Thursday, January 15, 2009

The Cardigans - Life


"Fuck Cool, Melody Rules!" is a Logical Fallacy. This album is a never-ending fountain of musical youth to which I keep returning for perpetual replenishment. Because it never fails to revive the flagging spirits. When I think about how bitterly cold it is outside right now, I remind myself that these folks come from a land where it's usually twice this cold, plus pitch fucking dark half the year to boot. And did that prevent them from constructing one of the most brilliantly conceived arranged and executed pop albums of the last quarter century (<-- to put an arbitrary date delimiter on it -- though i'd just as soon tag this shit "timeless"). Answer: No. It did not prevent them from being sweetly sublime. So quit your bitching and step up to the plate.

rocky says:
got this album for free to review for claudia's homotiller zine the year it came out stateside (1996). Oh, and I wanted to be such a hater. Too bad for me that it's charms were and are thoroughly irresistible. I have bought this at least four times since, to convert similar haters, or simply as nice cocktail party gifts. imho, like a crazy christian, i think that every life is impoverished without Life.


allmusic: One of the most pleasing pop groups of the '90s, the Cardigans specialized in sugary confections that would grow annoying very quickly if they weren't backed by solid musicianship and clever arrangements.

The band's 1995 breakout album,
Life, reflected the Cardigans at their most saccharine — the sunny disposition of vocalist Nina Persson being the major argument in favor — and critics inserted the group into the space age pop revivalist camp.

The Cardigans later proved that they were more difficult to pigeonhole, however. Even the band's origins showed that their later appearance was quite misleading; two heavy metal fanatics formed the group in October 1992 in Jonkoping, Sweden. Guitarist
Peter Svensson met bassist Magnus Sveningsson in a hardcore group, though he had previously trained in music theory and jazz arranging.

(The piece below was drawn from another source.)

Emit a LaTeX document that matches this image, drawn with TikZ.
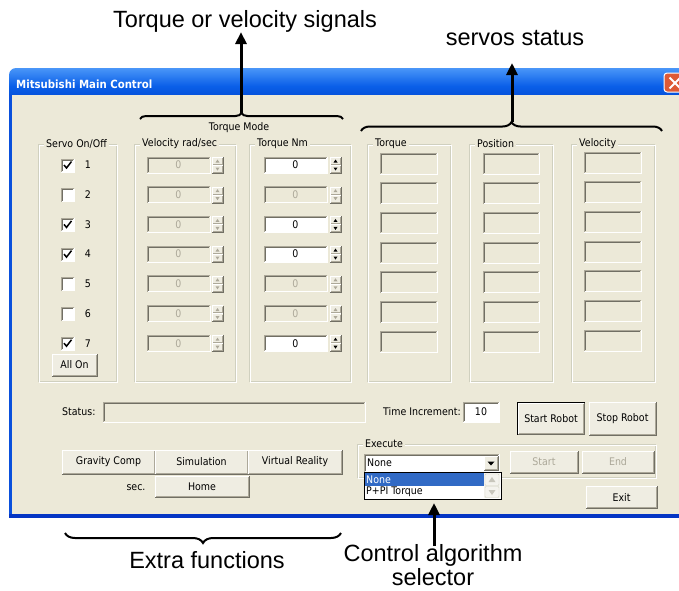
\documentclass[tikz,border=0pt]{standalone}
\usepackage{fontspec}
\newfontfamily\annotfont{Liberation Sans}
\newfontfamily\uifont[FakeStretch=0.9]{DejaVu Sans}
\usetikzlibrary{decorations.pathreplacing,arrows.meta}
\definecolor{winbg}{HTML}{ECE9D8}
\definecolor{btnface}{HTML}{EFEDE2}
\definecolor{grpline}{HTML}{D0D0BF}
\definecolor{dark3d}{HTML}{716F64}
\definecolor{mid3d}{HTML}{ACA899}
\definecolor{distext}{HTML}{ACA899}
\definecolor{xpblue}{HTML}{0A50DC}
\definecolor{xpbottom}{HTML}{0435C4}
\definecolor{titletop}{HTML}{4A96F8}
\definecolor{titlemid}{HTML}{0A5FE8}
\definecolor{titlebot}{HTML}{0045D0}
\definecolor{selblue}{HTML}{316AC5}
\definecolor{closered}{HTML}{DE5A35}
\definecolor{scrollbg}{HTML}{F4F3EE}
\definecolor{scrollarrow}{HTML}{C8C6BC}
\tikzset{
  ui/.style={font=\uifont\fontsize{10.5}{12}\selectfont, inner sep=0pt},
  grplabel/.style={ui, fill=winbg, inner xsep=2pt, anchor=west},
  titletext/.style={font=\uifont\bfseries\fontsize{11.3}{13}\selectfont, inner sep=0pt, text=white},
  annot/.style={font=\annotfont\fontsize{23.5}{25}\selectfont, inner sep=0pt},
  callout/.style={line width=3pt, -{Triangle[width=11pt,length=12pt]}},
  bracedeco/.style={decorate, decoration={brace, amplitude=#1}, line width=2pt},
}
\newcommand\sunk[5]{%
  \fill[#5] (#1,#2) rectangle (#3,#4);
  \draw[white,line width=1pt] (#1,#4) -- (#3,#4) -- (#3,#2);
  \draw[mid3d,line width=1pt] (#1,#4) -- (#1,#2) -- (#3,#2);
  \draw[dark3d,line width=1pt] (#1+1,#4-1) -- (#1+1,#2+1) -- (#3-1,#2+1);
}
\newcommand\raised[4]{%
  \fill[btnface] (#1,#2) rectangle (#3,#4);
  \draw[white] (#1,#4) -- (#1,#2) -- (#3,#2);
  \draw[dark3d] (#1,#4) -- (#3,#4) -- (#3,#2);
  \draw[mid3d] (#1+1,#4-1) -- (#3-1,#4-1) -- (#3-1,#2+1);
}
\newcommand\spinbox[3]{%
  \raised{#1}{#2-8}{#1+11}{#2}
  \raised{#1}{#2}{#1+11}{#2+8}
  \fill[#3] (#1+5.5,#2-5.5) -- (#1+3.5,#2-2.5) -- (#1+7.5,#2-2.5) -- cycle;
  \fill[#3] (#1+5.5,#2+5.5) -- (#1+3.5,#2+2.5) -- (#1+7.5,#2+2.5) -- cycle;
}
\newcommand\groupbox[6]{% name, x1, y1, x2, y2, label
  \draw[grpline] (#2,#3) rectangle (#4-1,#5-1);
  \draw[white] (#2+1,#3+1) rectangle (#4,#5);
  \node[grplabel] (#1) at (#2+6,#3) {#6};
}
\begin{document}
\begin{tikzpicture}[x=1pt,y=-1pt]
\useasboundingbox (0,0) rectangle (679,590);
\clip (0,0) rectangle (679,590);
\fill[white] (0,0) rectangle (679,590);

% ---------- window frame ----------
\shade[top color=titletop, bottom color=titlebot, middle color=titlemid, rounded corners=7pt]
  (9,68) rectangle (700,104);
\fill[xpblue] (9,95) rectangle (690,518);
\fill[xpbottom] (9,514) rectangle (690,518);
\fill[winbg] (12,95) rectangle (690,514);
\node[titletext, anchor=base west] (title) at (16,88) {Mitsubishi Main Control};
% close button
\fill[closered, rounded corners=3pt] (664,73) rectangle (686,92);
\draw[white, line width=1pt, rounded corners=3pt] (664,73) rectangle (686,92);
\draw[white, line width=2pt] (669.5,77.5) -- (680.5,88.5);
\draw[white, line width=2pt] (669.5,88.5) -- (680.5,77.5);

% ---------- group boxes ----------
\node[ui] (tmode) at (239,128) {Torque Mode};
\groupbox{gservo}{38}{144}{117}{382}{Servo On/Off}
\groupbox{gvel}{134}{144}{236}{382}{Velocity rad/sec}
\groupbox{gtqnm}{249}{144}{351}{382}{Torque Nm}
\groupbox{gtq}{367}{144}{451}{382}{Torque}
\groupbox{gpos}{469}{144}{553}{382}{Position}
\groupbox{gsvel}{571}{144}{655}{382}{Velocity}

% ---------- rows ----------
\foreach \i/\chk/\en in {1/1/1,2/0/0,3/1/1,4/1/1,5/0/0,6/0/0,7/1/1}{
  \pgfmathsetmacro\ry{165+29.7*(\i-1)}
  \sunk{61}{\ry-6}{74}{\ry+7}{white}
  \ifnum\chk=1 \draw[line width=1.5pt] (64,\ry) -- (66.5,\ry+3) -- (71.5,\ry-3.5); \fi
  \node[ui] (num\i) at (88,\ry) {\i};
  \sunk{147}{\ry-8}{210}{\ry+8}{winbg}
  \node[ui,text=distext] (vel\i) at (178.5,\ry) {0};
  \spinbox{212}{\ry}{distext}
  \ifnum\en=1
    \sunk{264}{\ry-8}{327}{\ry+8}{white}
    \node[ui] (tq\i) at (295.5,\ry) {0};
    \spinbox{330}{\ry}{black}
  \else
    \sunk{264}{\ry-8}{327}{\ry+8}{winbg}
    \node[ui,text=distext] (tq\i) at (295.5,\ry) {0};
    \spinbox{330}{\ry}{distext}
  \fi
  \pgfmathsetmacro\sy{153+29.7*(\i-1)}
  \sunk{380}{\sy}{437}{\sy+21}{winbg}
  \sunk{483}{\sy}{539}{\sy+21}{winbg}
  \sunk{584}{\sy-1}{641}{\sy+20}{winbg}
}
\raised{52}{354}{97}{376}
\node[ui] (allon) at (74.5,365) {All On};

% ---------- status line ----------
\node[ui, anchor=west] (statuslbl) at (62,412) {Status:};
\sunk{103}{402}{365}{422}{winbg}
\node[ui, anchor=west] (timelbl) at (383,412) {Time Increment:};
\sunk{463}{402}{499}{422}{white}
\node[ui] (timeval) at (481,412) {10};
\fill[black] (517,402) rectangle (585,435);
\raised{518}{403}{584}{434}
\node[ui] (startrobot) at (551,418.5) {Start Robot};
\raised{589}{402}{656}{435}
\node[ui] (stoprobot) at (622.5,418.5) {Stop Robot};

% ---------- extra functions ----------
\raised{62}{450}{155}{474}
\node[ui] (gravity) at (108.5,462) {Gravity Comp};
\raised{155}{450}{248}{474}
\node[ui] (simul) at (201.5,462) {Simulation};
\raised{248}{450}{342}{474}
\node[ui] (vr) at (295,462) {Virtual Reality};
\node[ui] (seclbl) at (136,488) {sec.};
\raised{155}{476}{249}{497}
\node[ui] (home) at (202,486.5) {Home};

% ---------- execute ----------
\groupbox{gexec}{357}{444}{656}{478}{Execute}
\sunk{364}{454}{499}{472}{white}
\node[ui, anchor=west] (combotext) at (367,463) {None};
\raised{484}{456}{498}{470}
\fill[black] (491,465.5) -- (487.5,461.5) -- (494.5,461.5) -- cycle;
\raised{510}{451}{578}{473}
\node[ui, text=distext] (startbtn) at (544,462) {Start};
\raised{582}{451}{654}{473}
\node[ui, text=distext] (endbtn) at (618,462) {End};
\raised{586}{486}{657}{508}
\node[ui] (exitbtn) at (621.5,497) {Exit};
% dropdown list
\fill[white] (364,472) rectangle (501,499);
\fill[selblue] (365,473) rectangle (484,486);
\node[ui, anchor=west, text=white] (optnone) at (366,479.5) {None};
\node[ui, anchor=west] (optppi) at (366,492) {P+PI Torque};
\fill[scrollbg] (484,473) rectangle (500,498);
\draw[grpline, rounded corners=1pt] (485,474) rectangle (499,485.5);
\draw[grpline, rounded corners=1pt] (485,486.5) rectangle (499,497.5);
\fill[scrollarrow] (492,477) -- (488.5,482) -- (495.5,482) -- cycle;
\fill[scrollarrow] (492,495) -- (488.5,490) -- (495.5,490) -- cycle;
\draw[black] (364,472) rectangle (501,499);
\coordinate (listbottom) at (434,503);

% ---------- annotations ----------
\node[annot, anchor=base] (sigtext) at (245,27) {Torque or velocity signals};
\node[annot, anchor=base] (stattext) at (515,45) {servos status};
\node[annot, anchor=base] (extratext) at (207,568) {Extra functions};
\node[annot, anchor=base] (ctrltext) at (433,561) {Control algorithm};
\node[annot, anchor=base] (seltext) at (433,585.5) {selector};

\draw[bracedeco=6pt] (140,119) -- (343,119);
\draw[bracedeco=9pt] (361,131) -- (662,131);
\draw[bracedeco=10pt] (341,533) -- (65,533);

\coordinate (tmtip) at (241,113);
\draw[callout] (tmtip) -- (tmtip |- sigtext.south);
\coordinate (sstip) at (512,122);
\coordinate (sstop) at (512,63);
\draw[callout] (sstip) -- (sstop);
\coordinate (ctrlfoot) at (434,546);
\draw[callout] (ctrlfoot) -- (listbottom);
\end{tikzpicture}
\end{document}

The two later grew tired of metal and decided to form a pop band with vocalist
Nina Persson — an art-school friend who had never sung professionally — plus keyboard player Lars-Olof Johansson and drummer Bengt Lagerberg. All five Cardigans moved into a small apartment in 1993 and began recording a demo tape that entered the hands of producer Tore Johansson later that year. He liked what he heard and invited the group to record at his Malmö studio. Signed to the dance-oriented Stockholm label, the Cardigans released Emmerdale in May 1994.

The single "Rise & Shine" became a hit on Swedish radio soon after the release of the LP, and a readers poll in Sweden's Slitz magazine voted Emmerdale
the best album of 1994.

The Cardigans spent the last half of 1994 touring Europe and recording their second album. A satirical response to their moody debut, Life
showed the band at their most upbeat, including an angelic picture of Persson in an ice-skating outfit for the cover. Released in March 1995 — with several re-recordings of songs from Emmerdale — the album eventually sold one and a half million copies worldwide and became especially popular in Japan, where it achieved platinum status.

A deal with Minty Fresh gave the Cardigans an American release of Life
in spring 1996, and the group played eight sold-out shows in the U.S. that summer. The American major labels began to notice the attention, and Mercury signed them soon after.